* Aim of the exercise: Write the data out again exactly, with no pictures.

--- Dataset section ---

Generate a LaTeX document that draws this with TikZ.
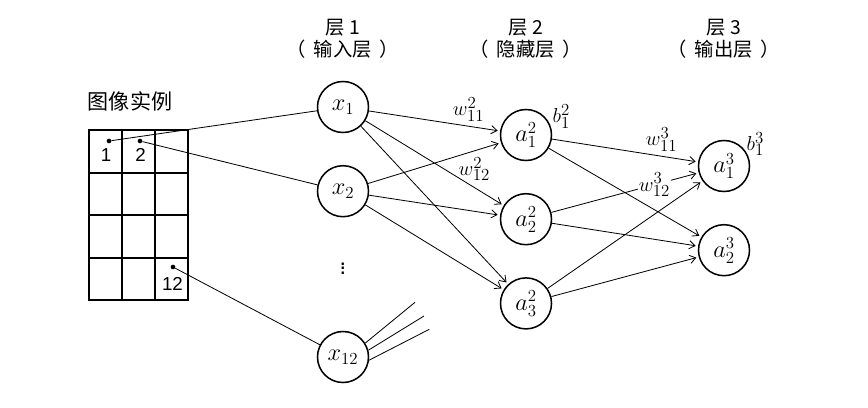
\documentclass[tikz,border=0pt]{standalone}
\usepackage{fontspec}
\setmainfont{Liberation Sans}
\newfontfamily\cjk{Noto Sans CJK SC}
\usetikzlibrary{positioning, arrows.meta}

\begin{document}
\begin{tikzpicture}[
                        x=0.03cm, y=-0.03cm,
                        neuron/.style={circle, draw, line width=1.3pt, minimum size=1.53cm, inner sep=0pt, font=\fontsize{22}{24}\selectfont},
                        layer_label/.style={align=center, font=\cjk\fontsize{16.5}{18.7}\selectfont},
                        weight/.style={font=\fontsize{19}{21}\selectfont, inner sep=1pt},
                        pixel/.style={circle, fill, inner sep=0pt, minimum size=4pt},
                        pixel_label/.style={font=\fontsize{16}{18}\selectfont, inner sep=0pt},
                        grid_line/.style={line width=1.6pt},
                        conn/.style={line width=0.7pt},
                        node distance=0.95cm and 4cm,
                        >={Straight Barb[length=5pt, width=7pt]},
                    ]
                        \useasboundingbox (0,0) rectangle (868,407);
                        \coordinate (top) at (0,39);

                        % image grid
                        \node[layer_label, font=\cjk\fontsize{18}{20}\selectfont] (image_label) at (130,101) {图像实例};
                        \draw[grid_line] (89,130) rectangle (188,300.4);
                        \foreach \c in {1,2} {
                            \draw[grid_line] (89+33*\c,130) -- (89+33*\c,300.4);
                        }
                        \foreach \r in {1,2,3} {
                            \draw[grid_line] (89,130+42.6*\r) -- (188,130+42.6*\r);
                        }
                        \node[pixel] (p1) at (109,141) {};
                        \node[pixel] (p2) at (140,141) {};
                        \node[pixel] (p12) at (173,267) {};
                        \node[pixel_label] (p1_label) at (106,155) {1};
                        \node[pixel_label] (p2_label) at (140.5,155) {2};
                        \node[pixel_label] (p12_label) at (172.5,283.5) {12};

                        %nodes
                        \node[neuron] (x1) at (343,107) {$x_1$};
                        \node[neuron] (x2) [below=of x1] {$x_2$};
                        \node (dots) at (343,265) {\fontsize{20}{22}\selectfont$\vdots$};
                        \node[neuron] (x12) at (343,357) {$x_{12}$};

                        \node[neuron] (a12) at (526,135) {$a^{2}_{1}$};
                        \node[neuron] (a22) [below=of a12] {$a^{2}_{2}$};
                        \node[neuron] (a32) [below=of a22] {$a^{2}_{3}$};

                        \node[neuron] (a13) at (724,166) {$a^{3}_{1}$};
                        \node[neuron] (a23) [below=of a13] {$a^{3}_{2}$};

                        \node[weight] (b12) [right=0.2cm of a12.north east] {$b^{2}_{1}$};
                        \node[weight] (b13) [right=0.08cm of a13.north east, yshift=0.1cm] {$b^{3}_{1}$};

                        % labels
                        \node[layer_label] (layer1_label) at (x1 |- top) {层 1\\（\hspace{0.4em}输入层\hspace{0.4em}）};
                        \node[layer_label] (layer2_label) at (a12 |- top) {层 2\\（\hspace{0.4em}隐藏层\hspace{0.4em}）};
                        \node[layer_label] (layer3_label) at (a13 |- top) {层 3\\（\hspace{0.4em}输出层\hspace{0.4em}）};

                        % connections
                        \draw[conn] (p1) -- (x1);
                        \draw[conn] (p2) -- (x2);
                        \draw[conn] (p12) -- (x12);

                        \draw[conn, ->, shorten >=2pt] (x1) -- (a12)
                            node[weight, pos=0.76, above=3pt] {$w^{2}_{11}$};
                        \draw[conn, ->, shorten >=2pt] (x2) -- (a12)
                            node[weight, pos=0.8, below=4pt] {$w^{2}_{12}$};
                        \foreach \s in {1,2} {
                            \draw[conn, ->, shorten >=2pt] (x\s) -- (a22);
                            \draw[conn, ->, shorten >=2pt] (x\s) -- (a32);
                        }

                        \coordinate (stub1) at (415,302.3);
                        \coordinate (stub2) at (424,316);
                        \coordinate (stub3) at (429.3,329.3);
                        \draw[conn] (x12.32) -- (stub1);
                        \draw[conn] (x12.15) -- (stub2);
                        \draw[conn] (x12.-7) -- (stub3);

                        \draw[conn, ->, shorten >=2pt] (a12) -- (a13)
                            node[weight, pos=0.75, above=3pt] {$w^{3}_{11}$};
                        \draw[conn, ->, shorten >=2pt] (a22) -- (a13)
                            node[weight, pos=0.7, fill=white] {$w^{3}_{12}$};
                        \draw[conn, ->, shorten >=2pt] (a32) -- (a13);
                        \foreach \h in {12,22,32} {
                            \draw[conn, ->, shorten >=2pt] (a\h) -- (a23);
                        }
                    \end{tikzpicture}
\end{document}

---

* Answer to this task:
Generate a LaTeX document that draws this with TikZ.
\documentclass[tikz,border=0pt]{standalone}
\usepackage{fontspec}
\setmainfont{Liberation Sans}
\newfontfamily\cjk{Noto Sans CJK SC}
\usetikzlibrary{positioning, arrows.meta}

\begin{document}
\begin{tikzpicture}[
                        x=0.03cm, y=-0.03cm,
                        neuron/.style={circle, draw, line width=1.3pt, minimum size=1.53cm, inner sep=0pt, font=\fontsize{22}{24}\selectfont},
                        layer_label/.style={align=center, font=\cjk\fontsize{16.5}{18.7}\selectfont},
                        weight/.style={font=\fontsize{19}{21}\selectfont, inner sep=1pt},
                        pixel/.style={circle, fill, inner sep=0pt, minimum size=4pt},
                        pixel_label/.style={font=\fontsize{16}{18}\selectfont, inner sep=0pt},
                        grid_line/.style={line width=1.6pt},
                        conn/.style={line width=0.7pt},
                        node distance=0.95cm and 4cm,
                        >={Straight Barb[length=5pt, width=7pt]},
                    ]
                        \useasboundingbox (0,0) rectangle (868,407);
                        \coordinate (top) at (0,39);

                        % image grid
                        \node[layer_label, font=\cjk\fontsize{18}{20}\selectfont] (image_label) at (130,101) {图像实例};
                        \draw[grid_line] (89,130) rectangle (188,300.4);
                        \foreach \c in {1,2} {
                            \draw[grid_line] (89+33*\c,130) -- (89+33*\c,300.4);
                        }
                        \foreach \r in {1,2,3} {
                            \draw[grid_line] (89,130+42.6*\r) -- (188,130+42.6*\r);
                        }
                        \node[pixel] (p1) at (109,141) {};
                        \node[pixel] (p2) at (140,141) {};
                        \node[pixel] (p12) at (173,267) {};
                        \node[pixel_label] (p1_label) at (106,155) {1};
                        \node[pixel_label] (p2_label) at (140.5,155) {2};
                        \node[pixel_label] (p12_label) at (172.5,283.5) {12};

                        %nodes
                        \node[neuron] (x1) at (343,107) {$x_1$};
                        \node[neuron] (x2) [below=of x1] {$x_2$};
                        \node (dots) at (343,265) {\fontsize{20}{22}\selectfont$\vdots$};
                        \node[neuron] (x12) at (343,357) {$x_{12}$};

                        \node[neuron] (a12) at (526,135) {$a^{2}_{1}$};
                        \node[neuron] (a22) [below=of a12] {$a^{2}_{2}$};
                        \node[neuron] (a32) [below=of a22] {$a^{2}_{3}$};

                        \node[neuron] (a13) at (724,166) {$a^{3}_{1}$};
                        \node[neuron] (a23) [below=of a13] {$a^{3}_{2}$};

                        \node[weight] (b12) [right=0.2cm of a12.north east] {$b^{2}_{1}$};
                        \node[weight] (b13) [right=0.08cm of a13.north east, yshift=0.1cm] {$b^{3}_{1}$};

                        % labels
                        \node[layer_label] (layer1_label) at (x1 |- top) {层 1\\（\hspace{0.4em}输入层\hspace{0.4em}）};
                        \node[layer_label] (layer2_label) at (a12 |- top) {层 2\\（\hspace{0.4em}隐藏层\hspace{0.4em}）};
                        \node[layer_label] (layer3_label) at (a13 |- top) {层 3\\（\hspace{0.4em}输出层\hspace{0.4em}）};

                        % connections
                        \draw[conn] (p1) -- (x1);
                        \draw[conn] (p2) -- (x2);
                        \draw[conn] (p12) -- (x12);

                        \draw[conn, ->, shorten >=2pt] (x1) -- (a12)
                            node[weight, pos=0.76, above=3pt] {$w^{2}_{11}$};
                        \draw[conn, ->, shorten >=2pt] (x2) -- (a12)
                            node[weight, pos=0.8, below=4pt] {$w^{2}_{12}$};
                        \foreach \s in {1,2} {
                            \draw[conn, ->, shorten >=2pt] (x\s) -- (a22);
                            \draw[conn, ->, shorten >=2pt] (x\s) -- (a32);
                        }

                        \coordinate (stub1) at (415,302.3);
                        \coordinate (stub2) at (424,316);
                        \coordinate (stub3) at (429.3,329.3);
                        \draw[conn] (x12.32) -- (stub1);
                        \draw[conn] (x12.15) -- (stub2);
                        \draw[conn] (x12.-7) -- (stub3);

                        \draw[conn, ->, shorten >=2pt] (a12) -- (a13)
                            node[weight, pos=0.75, above=3pt] {$w^{3}_{11}$};
                        \draw[conn, ->, shorten >=2pt] (a22) -- (a13)
                            node[weight, pos=0.7, fill=white] {$w^{3}_{12}$};
                        \draw[conn, ->, shorten >=2pt] (a32) -- (a13);
                        \foreach \h in {12,22,32} {
                            \draw[conn, ->, shorten >=2pt] (a\h) -- (a23);
                        }
                    \end{tikzpicture}
\end{document}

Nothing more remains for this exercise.